America retained some fishing rights in Newfoundland.
The American Loyalists were to be treated fairly and Congress was to recommend to the states that the land that had been taken from the Loyalists was to be returned. (The lands never did return to the Loyalists though).
A New Nation Legitimized
America did better than might be expected in the outcome of the war.
Even though George Rogers Clark had won victories west of the Appalachians, they were somewhat small victories. Still, Britain was trying to woo America away from France. For this reason, Britain ceded a considerable quantity of land.
Also, it happened that the pro-American Whigs were in control of Parliament at the time of the treaty.
France cautiously gave their approval to the treaty.
Without question, the stars were shining of America.
Makers of America: The Loyalists
The American Loyalists normally came from well-educated, conservative stock. They worried that a clean break from England would cause America to spiral into anarchy or mob-rule.
Many Loyalists were Brits who'd settled in America after the Seven Years' War. They weren't ready to completely toss their home country away.
There were thousands of black Loyalists.
Many signed on with the British army in hopes of gaining freedom.
Some were betrayed by this promise. In one instance, Cornwallis left 4,000 slaves in Virginia. In a worse instance, a shipload of blacks expecting to sail to freedom instead sailed back into slavery.
Other blacks moved to England but they often struggled to fit in and gain acceptance.
The American view of the Loyalists was not flattering.
Loyalists were viewed as traitors to America (just as the Americans were viewed as traitors to the crown).

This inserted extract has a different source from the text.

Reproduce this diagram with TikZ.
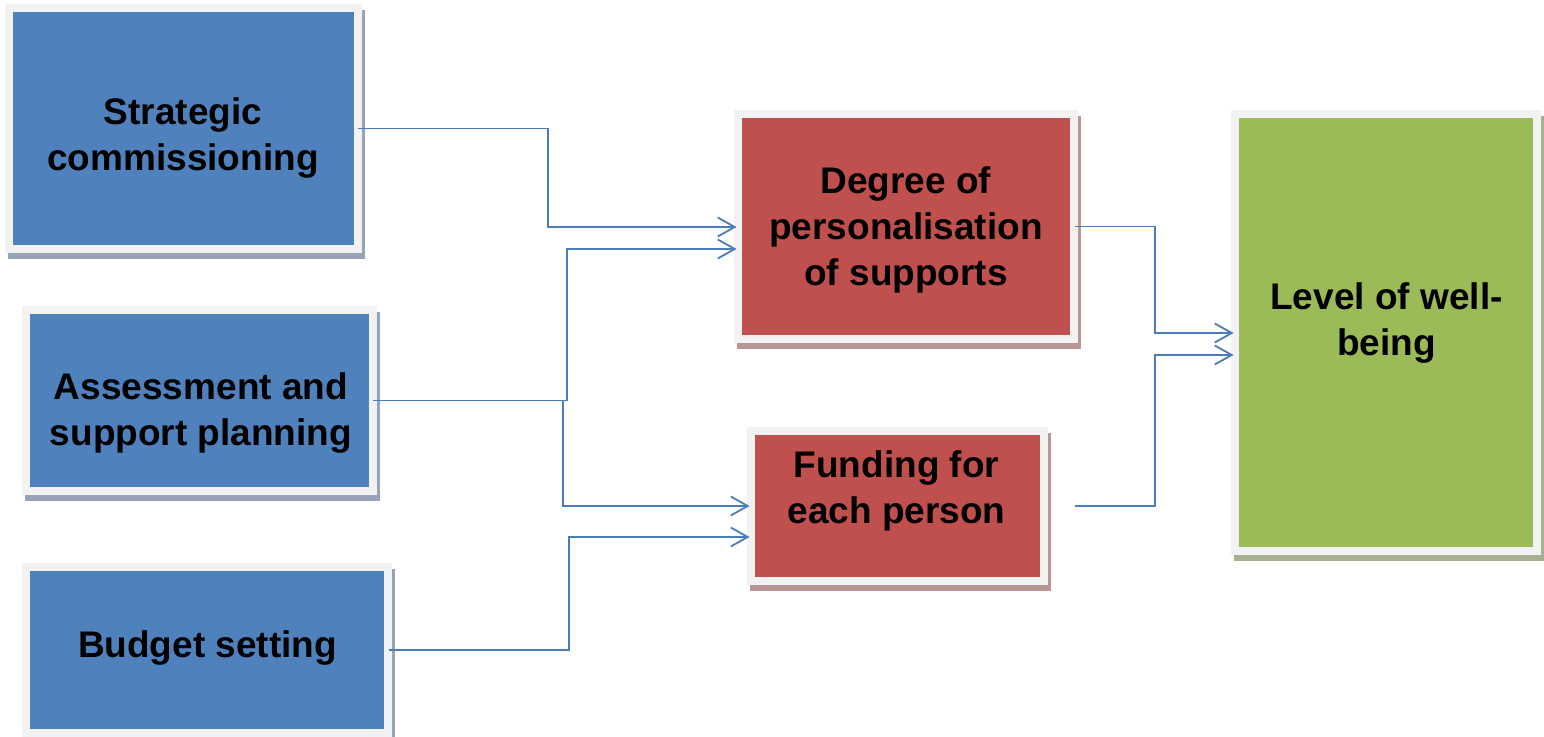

They were arrested, exiled, their property confiscated, and rights taken away. Some 80,000 Loyalists simply left America.
There were "success stories."
Hugh Gaine, a New York printer, re-established his business and eventually won government printing contracts.
Most Loyalists simply readjusted themselves and survived. They usually became supporters of the Federalist party that wished for a stronger central government. This was their transition from English to American.